Dès lors, la pression est sur les épaules insoumises. Faut-il sauver Mélenchon à tout prix ou le pousser à la retraite ? Que feront les frondeurs Clémentine Autain, Alexis Corbière, François Ruffin, Raquel Garrido, Danielle Simonnet, et la quinzaine d’autres députés qui remettent en cause les choix du chef de temps à autre ? Eux qui avaient un plan sur trois ans, pour préparer l’alternative à Mélenchon en 2027, sont au pied du mur, poussés par l’urgence. Rompront-ils avec lui, une bonne fois pour toutes, devant le danger de l’extrême droite ? Et que feront les gardes rouges, ces plus proches du chef insoumis ? Jusqu’où va leur fidélité vis-à-vis de lui ?

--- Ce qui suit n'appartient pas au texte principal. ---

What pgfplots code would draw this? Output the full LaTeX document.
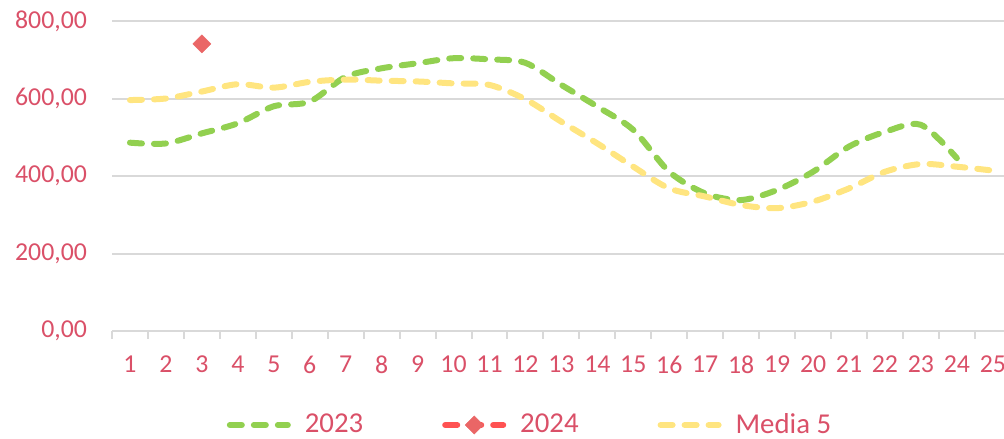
\documentclass[border=0pt]{standalone}
\usepackage{fontspec}
\setmainfont{Carlito}
\usepackage{pgfplots}
\pgfplotsset{compat=1.18}
\definecolor{txt}{RGB}{218,80,104}
\definecolor{gr}{RGB}{146,208,80}
\definecolor{ye}{RGB}{255,229,128}
\definecolor{rd}{RGB}{255,82,82}
\definecolor{rdm}{RGB}{234,102,102}
\definecolor{gridc}{RGB}{217,217,217}
\begin{document}
\begin{tikzpicture}
\begin{axis}[
  at={(56pt,53.5pt)}, anchor=south west,
  scale only axis,
  width=449.4pt, height=155pt,
  xmin=0.5, xmax=25.5, ymin=0, ymax=800,
  xtick={1,...,25},
  minor xtick={0.5,1.5,...,25.5},
  ytick={0,200,400,600,800},
  major tick length=0pt,
  minor tick length=4pt,
  tick align=outside,
  axis x line*=bottom, axis y line*=left,
  x axis line style={gridc, line width=1pt, -},
  y axis line style={draw=none},
  minor x tick style={gridc, line width=1pt},
  ymajorgrids,
  major grid style={gridc, line width=1pt},
  tick label style={font=\fontsize{12.9}{15}\selectfont, text=txt},
  /pgf/number format/assume math mode=true,
  yticklabel style={/pgf/number format/fixed, /pgf/number format/fixed zerofill, /pgf/number format/precision=2, /pgf/number format/use comma, /pgf/number format/1000 sep={}, xshift=-9pt},
  xticklabel style={yshift=-9pt},
  legend columns=3,
  legend style={at={(axis description cs:0.4662,-0.3032)}, anchor=center, draw=none, fill=none,
    font=\fontsize{14.4}{17}\selectfont, text=txt,
    /tikz/every even column/.append style={column sep=37.5pt}},
  legend image code/.code={\draw[#1, mark repeat=2, mark phase=2] plot coordinates {(1.5pt,0pt) (16pt,0pt) (30.5pt,0pt)}; \path (35.5pt,0pt);},
]
\addplot[gr, line width=3pt, line cap=round, dash pattern=on 6pt off 6pt, smooth, tension=0.5] coordinates {
(1,486) (2,484) (3,510) (4,536) (5,580) (6,592) (7,656) (8,678) (9,691) (10,704) (11,701) (12,692)
(13,635) (14,579) (15,519) (16,411) (17,355) (18,338) (19,364) (20,411) (21,476) (22,514) (23,532) (24,446)};
\addlegendentry{2023}
\addplot[rd, line width=3pt, line cap=round, dash pattern=on 6pt off 6pt, mark=square*, mark size=3.2pt, mark options={solid, rotate=45, fill=rdm, draw=rdm, line width=0.2pt}] coordinates {(3,741)};
\addlegendentry{2024}
\addplot[ye, line width=3pt, line cap=round, dash pattern=on 6pt off 6pt, smooth, tension=0.5] coordinates {
(1,596) (2,600) (3,618) (4,637) (5,628) (6,643) (7,649) (8,646) (9,644) (10,639) (11,635) (12,598)
(13,540) (14,484) (15,424) (16,368) (17,347) (18,325) (19,317) (20,334) (21,368) (22,411) (23,431) (24,424) (25,414)};
\addlegendentry{Media 5}
\end{axis}
\pgfresetboundingbox
\useasboundingbox (0,0) rectangle (502pt,219pt);
\end{tikzpicture}
\end{document}
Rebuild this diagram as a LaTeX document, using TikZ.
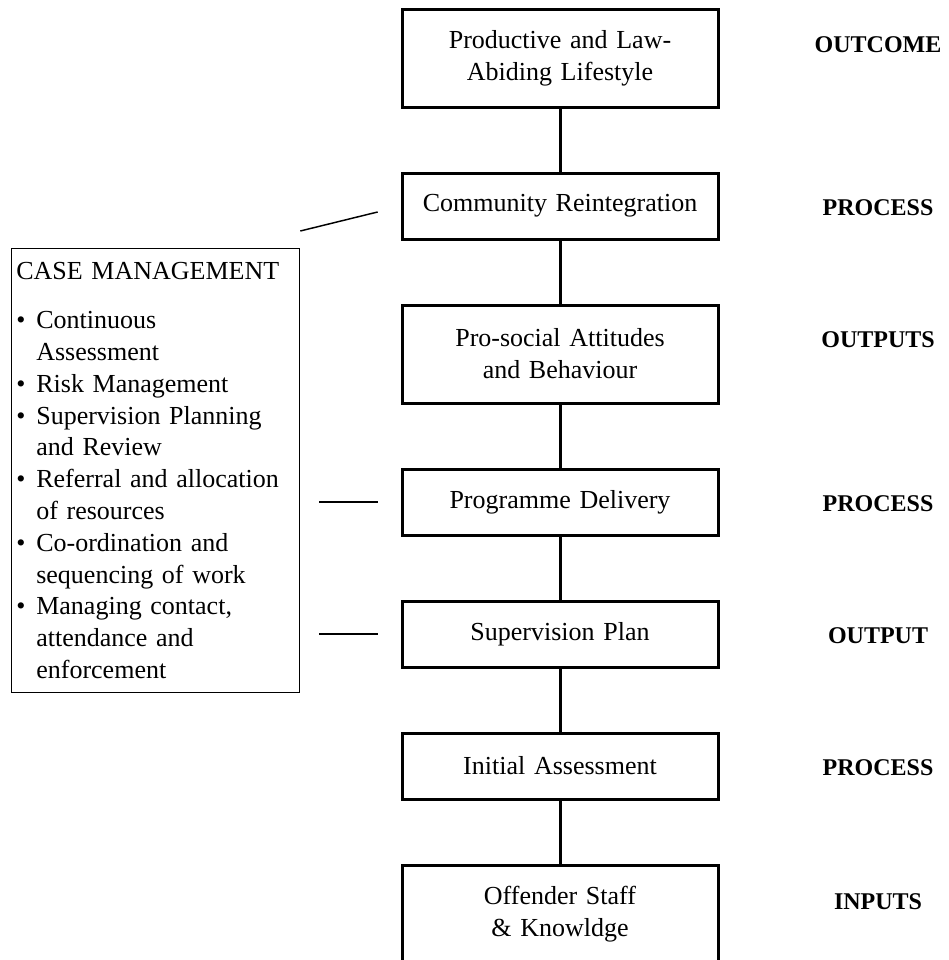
\documentclass[tikz,border=0pt]{standalone}
\usepackage{fontspec}
\setmainfont{Liberation Serif}
\usetikzlibrary{positioning,calc}

\newcommand{\cmitem}[1]{\par\noindent\makebox[15pt][l]{\textbullet}#1}
\newcommand{\cmmore}[1]{\par\noindent\hspace*{15pt}#1}

\begin{document}
\begin{tikzpicture}[
		node distance=49.5pt,
		every node/.style={
				font=\fontsize{19.5pt}{23.85pt}\selectfont,
				align=center
			},
		stage/.style={draw, line width=2.25pt, outer sep=0pt, minimum width=237pt, minimum height=49.5pt, text width=230pt},
		tallstage/.style={stage, minimum height=73.5pt},
		tag/.style={font=\fontsize{18pt}{22pt}\selectfont\bfseries},
		link/.style={line width=2.25pt},
		side/.style={line width=1.1pt}
	]
	\useasboundingbox (0,0) rectangle (711.75pt,-720pt);

	\node[tallstage] (outcome) at (420pt,-43.5pt) {Productive and Law-\\Abiding Lifestyle};
	\node[stage, below=of outcome] (reintegration) {Community Reintegration};
	\node[tallstage, below=of reintegration] (attitudes) {Pro-social Attitudes\\and Behaviour};
	\node[stage, below=of attitudes] (delivery) {Programme Delivery};
	\node[stage, below=of delivery] (plan) {Supervision Plan};
	\node[stage, below=of plan] (assessment) {Initial Assessment};
	\node[tallstage, below=of assessment] (inputs) {Offender Staff\\\& Knowldge};

	% labels on the right
	\node[tag] (toutcome) at ($(outcome.center)+(238.5pt,9.75pt)$) {OUTCOME};
	\node[tag] (treintegration) at ($(reintegration.center)+(238.5pt,-1pt)$) {PROCESS};
	\node[tag] (tattitudes) at ($(attitudes.center)+(238.5pt,10.5pt)$) {OUTPUTS};
	\node[tag] (tdelivery) at ($(delivery.center)+(238.5pt,-1pt)$) {PROCESS};
	\node[tag] (tplan) at ($(plan.center)+(238.5pt,-1pt)$) {OUTPUT};
	\node[tag] (tassessment) at ($(assessment.center)+(238.5pt,-1pt)$) {PROCESS};
	\node[tag] (tinputs) at ($(inputs.center)+(238.5pt,9pt)$) {INPUTS};

	% case management box
	\node[draw, line width=1pt, anchor=north west, text width=208.7pt, inner xsep=3.75pt, inner ysep=0pt, minimum height=333pt, align=left] (casemgmt) at (8pt,-186pt) {%
		CASE MANAGEMENT\par\vspace{12.9pt}%
		\cmitem{Continuous}\cmmore{Assessment}%
		\cmitem{Risk Management}%
		\cmitem{Supervision Planning}\cmmore{and Review}%
		\cmitem{Referral and allocation}\cmmore{of resources}%
		\cmitem{Co-ordination and}\cmmore{sequencing of work}%
		\cmitem{Managing contact,}\cmmore{attendance and}\cmmore{enforcement}};

	\draw[link] (outcome) -- (reintegration);
	\draw[link] (reintegration) -- (attitudes);
	\draw[link] (attitudes) -- (delivery);
	\draw[link] (delivery) -- (plan);
	\draw[link] (plan) -- (assessment);
	\draw[link] (assessment) -- (inputs);

	\coordinate (cmtop) at ([yshift=12.75pt]casemgmt.north east);
	\draw[side, shorten >=18.75pt] (cmtop) -- (reintegration.west);
	\draw[side, shorten <=14.25pt, shorten >=18pt] (casemgmt.east |- delivery) -- (delivery.west);
	\draw[side, shorten <=14.25pt, shorten >=18pt] (casemgmt.east |- plan) -- (plan.west);
\end{tikzpicture}
\end{document}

Telle est l’évidence : si l’union de la gauche paraît indispensable, elle est devenue impossible avec Mélenchon. Lui le sait, regarde les sondages qu’il feint d’exécrer et les résultats du scrutin dans les détails, alors pourquoi faire vivre un espoir qui n’existe pas dans la réalité électorale ? Fièvre dans le pays, migraine et nuit des longs couteaux à gauche.